Narset, Enlightened Exile
A Jeskai combat-spells commander that turns every attack into a free cast from any graveyard while your whole team scales with prowess.

Public decks: 1Bracket: Varies

Overview
- Play like a proactive spellslinger: develop Narset, then leverage cheap noncreature spells to grow your board mid-combat.
- Narset rewards attacking by copying and casting a low-mana-value spell from a graveyard for free, often letting you double-spell without spending mana.
- Because the spell can come from any graveyard, your lines often pivot based on what opponents have used or discarded.
- Your combat step is the engine: attacks translate into both damage (wide prowess triggers) and velocity (free spell copy).
- Wins commonly come from snowballing combat damage, using copied interaction to keep lanes clear, and chaining multiple spells in key turns.
Common lines
- Cast Narset, then follow up with a turn where you can attack immediately and still hold up a noncreature spell to trigger multiple prowess instances.
- Attack with a small board, copy a relevant graveyard spell for free, and use it to either clear blockers or add more bodies/pressure before damage.
- Spend early turns trading resources, then let Narset turn those traded spells in graveyards into tempo on your attacks.
- Sequence spells pre- and post-combat to maximize prowess math and ensure Narset’s attack trigger has a worthwhile target.
Strengths
- Strong tempo turns: attacking can generate a free spell while your team scales in combat.
- Naturally flexible: access to a wide range of effects depending on what’s available in graveyards.
- Plays well from parity: trading early can make later Narset attacks more potent.
- Can pressure life totals while still representing interaction through instant-speed noncreature spells.
Weaknesses
- Heavily combat-dependent; fog effects, pillow-fort tools, or clogged boards can blunt the engine.

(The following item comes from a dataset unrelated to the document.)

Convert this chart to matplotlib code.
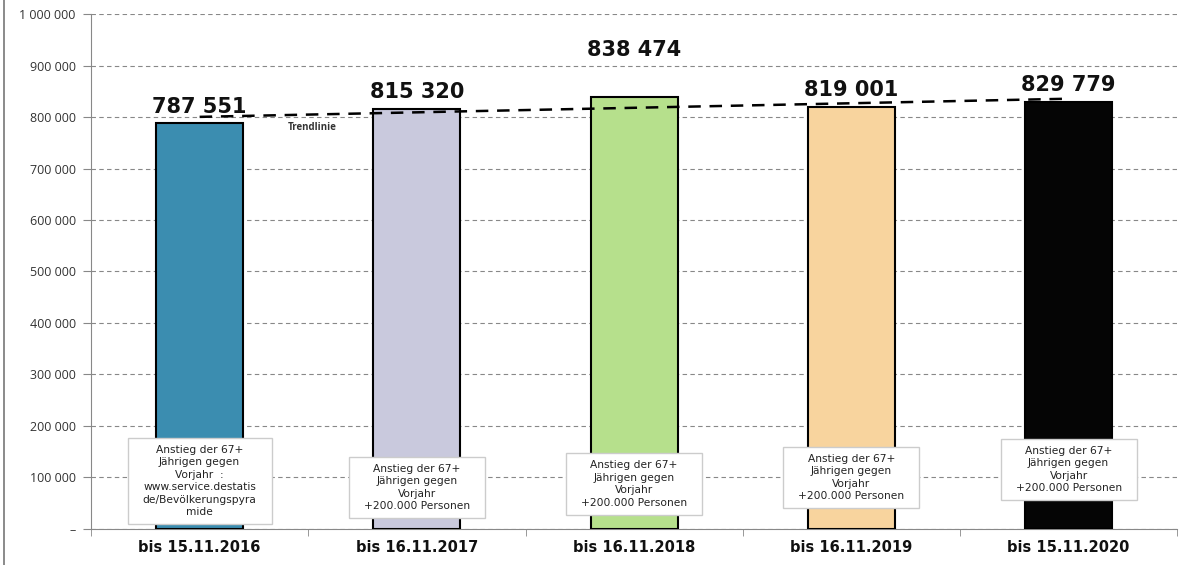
import numpy as np
import matplotlib.pyplot as plt
from matplotlib.patches import Rectangle
from matplotlib.font_manager import FontProperties
from matplotlib.ticker import FuncFormatter

plt.rcParams['font.family'] = ['Open Sans', 'DejaVu Sans']

categories = ['bis 15.11.2016', 'bis 16.11.2017', 'bis 16.11.2018',
              'bis 16.11.2019', 'bis 15.11.2020']
values = [787551, 815320, 838474, 819001, 829779]
value_labels = ['787 551', '815 320', '838 474', '819 001', '829 779']
notes = [
    'Anstieg der 67+\nJährigen gegen\nVorjahr  :\nwww.service.destatis\nde/Bevölkerungspyra\nmide',
    'Anstieg der 67+\nJährigen gegen\nVorjahr\n+200.000 Personen',
    'Anstieg der 67+\nJährigen gegen\nVorjahr\n+200.000 Personen',
    'Anstieg der 67+\nJährigen gegen\nVorjahr\n+200.000 Personen',
    'Anstieg der 67+\nJährigen gegen\nVorjahr\n+200.000 Personen',
]
colors = ['#3b8db0', '#c9c9dd', '#b6e08c', '#f8d49e', '#050505']

fig = plt.figure(figsize=(11.82, 5.65), dpi=100)
ax = fig.add_axes([0.077, 0.064, 0.919, 0.911])

x = np.arange(len(categories))
ax.bar(x, values, width=0.4, color=colors, edgecolor='black', linewidth=1.5, zorder=3)

# trend line (linear fit)
k, d = np.polyfit(x, values, 1)
ax.plot(x, k * x + d, color='black', linestyle=(0, (5, 3.5)), linewidth=1.8, zorder=4)
ax.text(0.52, 790000, 'Trendlinie', fontsize=7, fontweight='bold', color='#333333',
        ha='center', va='top', zorder=5)

# value labels
label_offsets = [5, 5, 27, 5, 5]
for xi, v, lab, off in zip(x, values, value_labels, label_offsets):
    ax.annotate(lab, (xi, v), xytext=(0, off), textcoords='offset points',
                ha='center', va='bottom', fontsize=15, fontweight='bold',
                family='DejaVu Sans', color='#111111', zorder=5)

# note boxes: text first, then a white frame sized around it
note_y = [93000, 80000, 87000, 100000, 115000]
note_texts = []
for xi, note, ny in zip(x, notes, note_y):
    t = ax.text(xi, ny, note, ha='center', va='center', fontsize=7.7,
                family='DejaVu Sans', color='#222222', linespacing=1.3, zorder=7)
    note_texts.append(t)

ax.set_xlim(-0.5, 4.5)
ax.set_ylim(0, 1000000)

fig.canvas.draw()
inv = ax.transData.inverted()
for t in note_texts:
    bb = t.get_window_extent()
    (x0, y0) = inv.transform((bb.x0 - 15, bb.y0 - 7))
    (x1, y1) = inv.transform((bb.x1 + 15, bb.y1 + 7))
    ax.add_patch(Rectangle((x0, y0), x1 - x0, y1 - y0, facecolor='white',
                           edgecolor='#cccccc', linewidth=1, zorder=6))

ax.set_yticks(np.arange(0, 1000001, 100000))
ax.yaxis.set_major_formatter(FuncFormatter(
    lambda v, p: '–' if v == 0 else f'{int(v):,}'.replace(',', ' ')))
ax.tick_params(axis='y', labelsize=9, labelcolor='#333333', color='#888888',
               length=6, pad=5)

tick_font = FontProperties(family='DejaVu Sans', weight='bold', size=10.5)
ax.set_xticks(x)
ax.set_xticklabels(categories, fontproperties=tick_font, color='#111111')
ax.set_xticks(np.arange(-0.5, 4.6, 1), minor=True)
ax.tick_params(axis='x', which='major', length=0, pad=8)
ax.tick_params(axis='x', which='minor', length=5, color='#888888')

ax.grid(axis='y', linestyle=(0, (4, 3)), color='#888888', linewidth=0.8, zorder=0)
for s in ['top', 'right']:
    ax.spines[s].set_visible(False)
for s in ['left', 'bottom']:
    ax.spines[s].set_color('#888888')

# scan border on the left
fig.add_artist(plt.Line2D([0.003, 0.003], [0.0, 1.0], color='#777777', linewidth=1.2))

fig.savefig('out.png', dpi=100)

- Relies on having good graveyard targets and a safe attack; graveyard hate can significantly reduce output.
- Commander-centric: repeated removal or commander tax can slow the deck’s ability to convert turns into advantage.
- Often needs to tap into combat to get paid, which can make shields-down turns riskier at higher power tables.
Rule zero notes
- Narset can copy and cast spells from any graveyard for free; clarify how swingy you expect those attack triggers to be.
- Disclose if your build leans into extra turns, mass extra combat steps, or other high-leverage noncreature spells (if any).
- Mention your expected interaction density (light, medium, or heavy), since Narset can turn graveyards into repeatable tempo.
- If you run many effects that lock out combat or repeatedly clear boards to force through attacks, flag that upfront.
Matchups
Best into
- Midrange pods where combat matters and games involve lots of trading and interaction.
- Tables that naturally fill graveyards with useful noncreature spells over time.
- Creature-light control decks that struggle to block wide prowess boards.
Struggles against
- Pillow-fort or heavy fog strategies that deny profitable attacks.
- Dedicated graveyard-hate tables that keep exile effects online consistently.
- Fast combo pods where combat engines come online too late without specific interaction timing.
FAQ
Do I need my own graveyard stocked for Narset to work?
Not necessarily; Narset can target any graveyard, so you can often use opponents’ spent spells as fuel if the table is trading resources.
How does the deck usually win?
It typically closes with combat damage by stacking multiple prowess triggers across a board, backed by free copied spells to clear blockers or protect the push.
Is this more of a spellslinger deck or an aggro deck?
It tends to play like a hybrid: you’re incentivized to cast lots of noncreature spells, but the payoff is primarily winning through combat.
What should I protect most: Narset or the board?
Often Narset is the engine that turns attacks into real advantage, but protecting a critical mass of creatures can matter because prowess scales best with a wider board.
What shuts Narset down the hardest?
Consistent graveyard hate and effects that prevent or punish attacking are the most direct ways to cut off the commander’s primary value line.